── Stored data

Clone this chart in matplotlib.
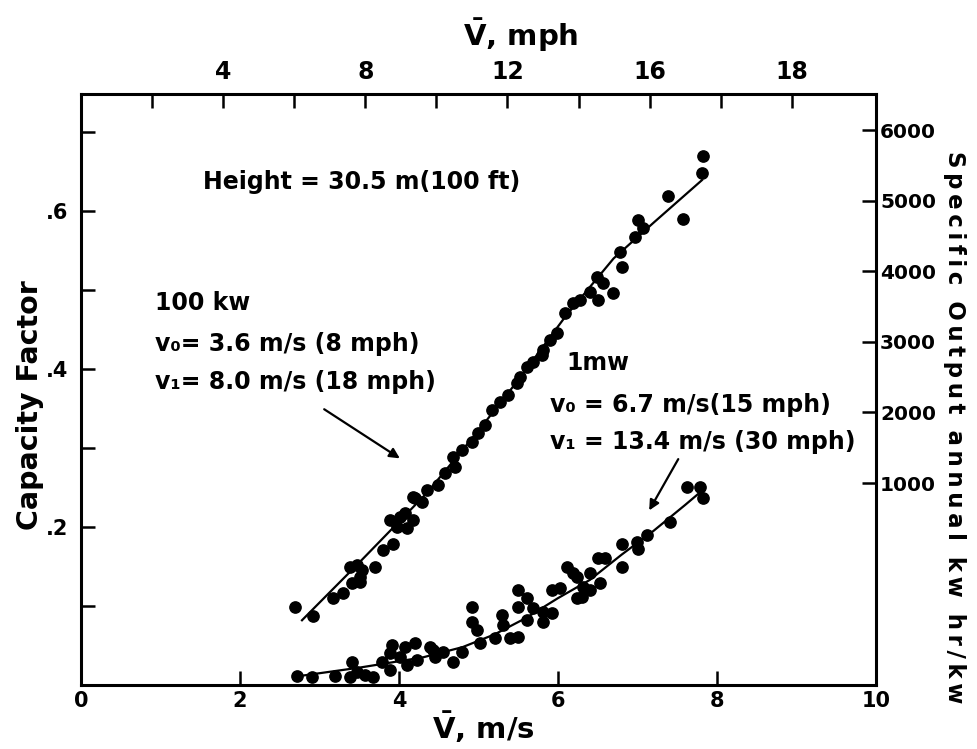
import matplotlib.pyplot as plt

# capacity factor vs mean wind speed
upper_x = [2.69, 2.92, 3.17, 3.30, 3.41, 3.51, 3.38, 3.47, 3.53, 3.70, 3.51, 3.80, 3.93,
           3.89, 3.97, 4.08, 4.18, 4.10, 4.20, 4.29, 4.35, 4.01, 4.18, 4.49, 4.58, 4.68,
           4.70, 4.79, 4.92, 5.00, 5.08, 5.17, 5.27, 5.37, 5.48, 5.52, 5.61, 5.69, 5.81,
           5.80, 5.90, 5.99, 6.09, 6.19, 6.28, 6.40, 6.50, 6.49, 6.57, 6.69, 6.78, 6.80,
           6.97, 7.01, 7.07, 7.38, 7.57, 7.81, 7.82]
upper_y = [0.099, 0.087, 0.110, 0.117, 0.129, 0.130, 0.149, 0.152, 0.146, 0.149, 0.137, 0.171, 0.178,
           0.209, 0.200, 0.218, 0.209, 0.199, 0.237, 0.232, 0.247, 0.213, 0.238, 0.253, 0.268, 0.289,
           0.276, 0.297, 0.308, 0.319, 0.329, 0.348, 0.358, 0.367, 0.382, 0.390, 0.403, 0.409, 0.424,
           0.418, 0.437, 0.446, 0.471, 0.483, 0.487, 0.497, 0.487, 0.516, 0.509, 0.496, 0.548, 0.529,
           0.567, 0.589, 0.578, 0.619, 0.590, 0.648, 0.670]

lower_x = [2.72, 2.91, 3.19, 3.41, 3.38, 3.47, 3.57, 3.67, 3.79, 3.89, 3.91, 3.89, 4.08,
           4.20, 4.10, 4.01, 4.23, 4.39, 4.45, 4.43, 4.55, 4.68, 4.79, 4.92, 4.92, 4.98,
           5.02, 5.21, 5.29, 5.31, 5.40, 5.50, 5.50, 5.50, 5.61, 5.61, 5.69, 5.81, 5.81,
           5.92, 5.92, 6.03, 6.11, 6.19, 6.24, 6.24, 6.32, 6.30, 6.40, 6.40, 6.53, 6.50,
           6.59, 6.80, 6.80, 6.99, 7.01, 7.12, 7.41, 7.62, 7.79, 7.83]
lower_y = [0.011, 0.010, 0.011, 0.029, 0.010, 0.016, 0.013, 0.010, 0.029, 0.019, 0.051, 0.041, 0.048,
           0.053, 0.025, 0.035, 0.032, 0.048, 0.035, 0.044, 0.042, 0.029, 0.042, 0.099, 0.080, 0.070,
           0.053, 0.059, 0.089, 0.076, 0.059, 0.120, 0.099, 0.061, 0.110, 0.082, 0.097, 0.080, 0.092,
           0.120, 0.091, 0.123, 0.149, 0.142, 0.110, 0.137, 0.124, 0.111, 0.142, 0.120, 0.129, 0.161,
           0.161, 0.178, 0.149, 0.181, 0.172, 0.190, 0.206, 0.251, 0.251, 0.237]

# hand drawn curves through the points
upper_fit_x = [2.78, 3.5, 4.35, 5.0, 5.5, 6.09, 6.7, 7.2, 7.81]
upper_fit_y = [0.082, 0.155, 0.243, 0.322, 0.386, 0.466, 0.540, 0.585, 0.639]
lower_fit_x = [2.72, 3.5, 4.3, 4.8, 5.2, 5.6, 6.0, 6.4, 6.8, 7.2, 7.6, 7.8]
lower_fit_y = [0.011, 0.022, 0.035, 0.048, 0.064, 0.085, 0.110, 0.133, 0.165, 0.195, 0.228, 0.245]

bottom_ticks = [0, 2, 4, 6, 8, 10]
left_ticks = [0.1, 0.2, 0.3, 0.4, 0.5, 0.6, 0.7]
left_labels = ['', '.2', '', '.4', '', '.6', '']
mph_ticks = [2, 4, 6, 8, 10, 12, 14, 16, 18, 20]
mph_labels = ['', '4', '', '8', '', '12', '', '16', '', '18']
kwh_ticks = [1000, 2000, 3000, 4000, 5000, 6000]


def tracked(s):
    # the scan uses wide letter spacing; thin spaces between letters, wider gaps between words
    return '  '.join('\u2009'.join(w) for w in s.split())


fig = plt.figure(figsize=(9.78, 7.49), dpi=100)
ax = fig.add_axes([0.0828, 0.0854, 0.8129, 0.789])

ax.plot(upper_fit_x, upper_fit_y, color='black', lw=1.6)
ax.plot(lower_fit_x, lower_fit_y, color='black', lw=1.6)
ax.scatter(upper_x, upper_y, s=66, color='black', zorder=3)
ax.scatter(lower_x, lower_y, s=66, color='black', zorder=3)

ax.set_xlim(0, 10)
ax.set_ylim(0, 0.748)
for sp in ax.spines.values():
    sp.set_linewidth(2.2)

ax.set_xticks(bottom_ticks)
ax.set_xticklabels([str(t) for t in bottom_ticks])
ax.set_yticks(left_ticks)
ax.set_yticklabels(left_labels)
ax.tick_params(axis='both', direction='in', length=10, width=1.8, labelsize=15, pad=4)
ax.tick_params(axis='y', pad=9)
for lab in ax.get_xticklabels() + ax.get_yticklabels():
    lab.set_fontweight('bold')

# top axis in mph (the last label reads 18 in the original)
top = ax.secondary_xaxis('top', functions=(lambda v: v / 0.44704, lambda v: v * 0.44704))
top.set_xticks(mph_ticks)
top.set_xticklabels(mph_labels)
top.tick_params(direction='in', length=10, width=1.8, pad=7)
for lab in top.get_xticklabels():
    lab.set_fontweight('bold')
    lab.set_fontsize(17)

# right axis, specific output
right = ax.secondary_yaxis('right', functions=(lambda c: c * 11191 - 1861, lambda k: (k + 1861) / 11191))
right.set_yticks(kwh_ticks)
right.set_yticklabels([str(t) for t in kwh_ticks])
right.tick_params(direction='in', length=10, width=1.8, pad=3, labelsize=14.5)
for lab in right.get_yticklabels():
    lab.set_fontweight('bold')

tkw = dict(fontsize=17, fontweight='bold', va='center', ha='left')
ax.text(1.53, 0.637, 'Height = 30.5 m(100 ft)', **tkw)
ax.text(0.93, 0.484, '100 kw', **tkw)
ax.text(0.93, 0.432, 'v\u2080= 3.6 m/s (8 mph)', **tkw)
ax.text(0.93, 0.384, 'v\u2081= 8.0 m/s (18 mph)', **tkw)
ax.text(6.11, 0.408, '1mw', **tkw)
ax.text(5.90, 0.354, 'v\u2080 = 6.7 m/s(15 mph)', **tkw)
ax.text(5.90, 0.308, 'v\u2081 = 13.4 m/s (30 mph)', **tkw)

ax.annotate('', xy=(4.04, 0.285), xytext=(3.03, 0.351),
            arrowprops=dict(arrowstyle='-|>', color='black', lw=1.6, mutation_scale=15))
ax.annotate('', xy=(7.13, 0.218), xytext=(7.53, 0.289),
            arrowprops=dict(arrowstyle='-|>', color='black', lw=1.6, mutation_scale=15))

fig.text(0.031, 0.459, 'Capacity Factor', rotation=90, ha='center', va='center',
         fontsize=20.5, fontweight='bold')
fig.text(0.494, 0.029, r'$\mathbf{\bar{V}}$, m/s', ha='center', va='center',
         fontsize=21, fontweight='bold')
fig.text(0.532, 0.953, r'$\mathbf{\bar{V}}$, mph', ha='center', va='center',
         fontsize=21, fontweight='bold')
fig.text(0.976, 0.429, tracked('Specific Output annual kw hr/kw'), rotation=-90,
         ha='center', va='center', fontsize=16.5, fontweight='bold')

plt.savefig('out.png', dpi=100)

────

Objective
Omitting all pictures, restate exactly the lines of the material from its start through the line that contains "0.567, 0.589, 0.578, 0.619, 0.590, 0.648, 0.670]".

Full output
Clone this chart in matplotlib.
import matplotlib.pyplot as plt

# capacity factor vs mean wind speed
upper_x = [2.69, 2.92, 3.17, 3.30, 3.41, 3.51, 3.38, 3.47, 3.53, 3.70, 3.51, 3.80, 3.93,
           3.89, 3.97, 4.08, 4.18, 4.10, 4.20, 4.29, 4.35, 4.01, 4.18, 4.49, 4.58, 4.68,
           4.70, 4.79, 4.92, 5.00, 5.08, 5.17, 5.27, 5.37, 5.48, 5.52, 5.61, 5.69, 5.81,
           5.80, 5.90, 5.99, 6.09, 6.19, 6.28, 6.40, 6.50, 6.49, 6.57, 6.69, 6.78, 6.80,
           6.97, 7.01, 7.07, 7.38, 7.57, 7.81, 7.82]
upper_y = [0.099, 0.087, 0.110, 0.117, 0.129, 0.130, 0.149, 0.152, 0.146, 0.149, 0.137, 0.171, 0.178,
           0.209, 0.200, 0.218, 0.209, 0.199, 0.237, 0.232, 0.247, 0.213, 0.238, 0.253, 0.268, 0.289,
           0.276, 0.297, 0.308, 0.319, 0.329, 0.348, 0.358, 0.367, 0.382, 0.390, 0.403, 0.409, 0.424,
           0.418, 0.437, 0.446, 0.471, 0.483, 0.487, 0.497, 0.487, 0.516, 0.509, 0.496, 0.548, 0.529,
           0.567, 0.589, 0.578, 0.619, 0.590, 0.648, 0.670]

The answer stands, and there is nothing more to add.